Una compagnetta, con l'innocente gelosia dei sei-sette anni di età, si tolse gli occhiali da vista e me li portò perché mi rendessi conto che la sua compagna non sapeva scrivere. Le spiegai con garbo che ci vedevo bene, anzi che doveva essere proprio lei ad aiutarla...questo incarico la inorgoglì tantissimo.
Escogitai un metodo particolare che rese felici tutte le bimbe. Feci portare a scuola, dentro una scatoletta vuota di formaggini, tanti bottoni. Tutti quelli che riuscivano a reperire in famiglia, di tutte le fogge e misure, di cui dovevano disegnare il contorno sul quaderno. Per loro era un gioco, per me un mezzo per recuperare la bimba che non riconosceva le forme rotonde.

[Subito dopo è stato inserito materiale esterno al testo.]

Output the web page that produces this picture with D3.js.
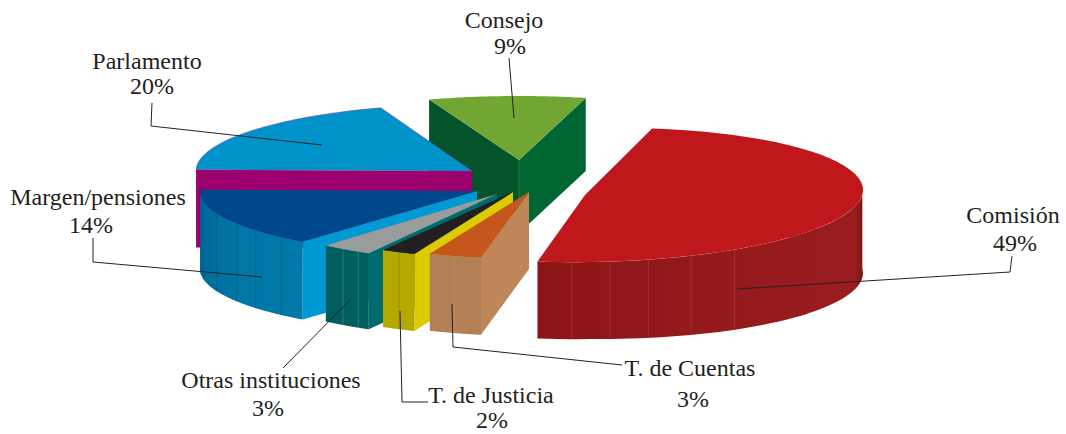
<!DOCTYPE html>
<html><head><meta charset="utf-8"><script src="https://cdn.jsdelivr.net/npm/d3@7"></script>
<style>html,body{margin:0;background:#fff}svg{display:block}text{font-family:"Liberation Serif",serif;font-size:24px;fill:#231f20;text-anchor:middle}</style></head>
<body><svg id="c" width="1066" height="434"><defs></defs></svg>
<script>
const categories=["Comisión","T. de Cuentas","T. de Justicia","Otras instituciones","Margen/pensiones","Parlamento","Consejo"];
const shares=[49,3,2,3,14,20,9];
const percentLabels=["49%","3%","2%","3%","14%","20%","9%"];

const deg=Math.PI/180;
const pie=d3.pie().sort(null).value(d=>d).startAngle(-74.4*deg).endAngle(285.6*deg);
const arcs=pie(shares);

// per-slice placement and styling of the wedge on the page
const place=[
 {cx:595,cy:195,ax:585,rx:268,ry:67,tilt:-5,d:77,bulge:6,lead:-3.3,trail:0.4,top:"#c0171c"},
 {cx:529,cy:192,rx:256,ry:67,tilt:0,d:77,bulge:0,lead:-1.2,trail:0,top:"#c5561c",rad:"#bf865a"},
 {cx:513,cy:192,rx:260,ry:67,tilt:0,d:77,bulge:0,lead:-0.5,trail:0,top:"#231f20",rad:"#dccb00"},
 {cx:497,cy:194,rx:262,ry:68,tilt:0,d:76,bulge:0,lead:-0.7,trail:0,top:"#9a9b9b",rad:"#006a6c"},
 {cx:477,cy:191,rx:277,ry:65,tilt:0,d:78,bulge:0,lead:-1.8,trail:0,top:"#00478c",rad:"#0099d4"},
 {cx:472,cy:171,rx:276,ry:67,tilt:0,d:78,bulge:0,lead:0,trail:-2.5,top:"#0093c9",rad:"#9b006e",outline:"#7a3f9a"},
 {cx:519,cy:160,rx:276,ry:64,tilt:0,d:73,bulge:0,lead:-2.2,trail:-1.6,top:"#72a633"}
];
const rimStops=[
 {a:[102,60,15,-4],c:["#8c1518","#951a1c","#9a1c1e","#7f1718"]},
 {a:[113,102],c:["#b27f56","#b27f56"]},
 {a:[120,113],c:["#b5a900","#b5a900"]},
 {a:[131,120],c:["#005f5e","#005f5e"]},
 {a:[181,150,131],c:["#00689a","#0077a6","#0078a8"]},
 null,null
];
const seams=[[95,86.8,78.5,69,58.6],[107],[116],[126,122],[175,171,160,150,143,135],[],[]];
const seamColors=["#a83a3d","#c9925f","#8f8600","#3a8a88","#005a85","#000","#000"];

const svg=d3.select("#c"),defs=svg.select("defs");
const line=d3.line();
const pt=(p,t,drop=0)=>{const r=t*deg;return [p.cx+p.rx*Math.cos(r),p.cy+p.tilt*Math.cos(r)+p.ry*Math.sin(r)+drop];};
const dropAt=(p,t)=>p.d+p.bulge*Math.max(0,Math.cos(t*deg));
const steps=(a,b,n=48)=>d3.range(n+1).map(i=>a+(b-a)*i/n);
const topPath=(p,a,b)=>line([[p.ax??p.cx,p.cy],...steps(a,b).map(t=>pt(p,t))])+"Z";
const radial=(p,t)=>{const e=pt(p,t);return line([[p.cx,p.cy],e,[e[0],e[1]+dropAt(p,t)],[p.cx,p.cy+p.d]])+"Z";};
const rimPath=(p,a,b)=>{const ts=steps(a,b);return line([...ts.map(t=>pt(p,t)),...ts.slice().reverse().map(t=>pt(p,t,dropAt(p,t)))])+"Z";};

const spans=arcs.map((a,i)=>[a.startAngle/deg+place[i].lead,a.endAngle/deg+place[i].trail]);

function rimGradient(i,p){
 const s=rimStops[i],x=t=>pt(p,t)[0];
 const xs=s.a.map(x),x0=d3.min(xs),x1=d3.max(xs);
 const id="rim"+i;
 const g=defs.append("linearGradient").attr("id",id).attr("gradientUnits","userSpaceOnUse")
  .attr("x1",x0).attr("x2",x1).attr("y1",0).attr("y2",0);
 s.a.map((t,k)=>({o:(x(t)-x0)/(x1-x0||1),c:s.c[k]})).sort((u,v)=>u.o-v.o)
  .forEach(e=>g.append("stop").attr("offset",e.o).attr("stop-color",e.c));
 return `url(#${id})`;
}
function drawSlice(i){
 const p=place[i],[t0,t1]=spans[i],g=svg.append("g");
 if(i===6){ // back wedge: two inner walls meet at the apex
  g.append("path").attr("d",radial(p,t0)).attr("fill","#04532a");
  g.append("path").attr("d",radial(p,t1)).attr("fill","#006633");
  g.append("line").attr("x1",p.cx).attr("x2",p.cx).attr("y1",p.cy).attr("y2",p.cy+p.d).attr("stroke","#2e7d3c").attr("stroke-width",.8);
 } else if(i>0){
  g.append("path").attr("d",radial(p,t0)).attr("fill",p.rad);
 }
 if(rimStops[i]){
  const a=i===0?-4:t0,b=t1;
  g.append("path").attr("d",rimPath(p,a,b)).attr("fill",rimGradient(i,p));
  seams[i].forEach(t=>{const u=pt(p,t),v=pt(p,t,dropAt(p,t));
   g.append("line").attr("x1",u[0]).attr("y1",u[1]).attr("x2",v[0]).attr("y2",v[1]).attr("stroke",seamColors[i]).attr("stroke-width",.7);});
 }
 g.append("path").attr("d",topPath(p,t0,t1)).attr("fill",p.top)
  .attr("stroke",p.outline||"none").attr("stroke-width",p.outline?.5:0);
}
[6,5,4,3,2,1,0].forEach(drawSlice);

// leader lines
const leaders=[
 [[737,289],[1010,272],[1012,256]],
 [[452,304],[453,347],[622,365]],
 [[400,311],[402,402],[428,402]],
 [[350,300],[283,368]],
 [[262,277],[93,262],[93,238]],
 [[322,145],[151,126],[152,103]],
 [[514,118],[509,58]]
];
svg.append("g").selectAll("path").data(leaders).join("path").attr("d",d=>line(d)).attr("fill","none").attr("stroke","#222").attr("stroke-width",1);

// label anchors: name x, name baseline, percent x, percent baseline
const anchors=[[1013,223,1015,251],[690,376,693,407],[491,403,492,428],[271,388,268,416],[98,205,91,233],[147,69,152,94],[504,28,510,54]];
categories.forEach((c,i)=>{const a=anchors[i];
 svg.append("text").attr("x",a[0]).attr("y",a[1]).text(c);
 svg.append("text").attr("x",a[2]).attr("y",a[3]).text(percentLabels[i]);
});
</script></body></html>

Tutte le compagnette l'aiutarono e nel mese di maggio ci fu la fioritura completa del mio rosaio. Tutte, alla pari, avevano conquistato l'abilità tecnica del leggere e dello scrivere, in un clima di affettuosa collaborazione.. Fu allora che mi convinsi che nella scuola occorre sempre essere fiduciosi e saper aspettare, perché ogni fiore, prima o poi, secondo i propri modi e i propri tempi, viene a sbocciare. Se noi vogliamo forzarlo a fiorire anzitempo, rischiamo di distruggerlo per sempre."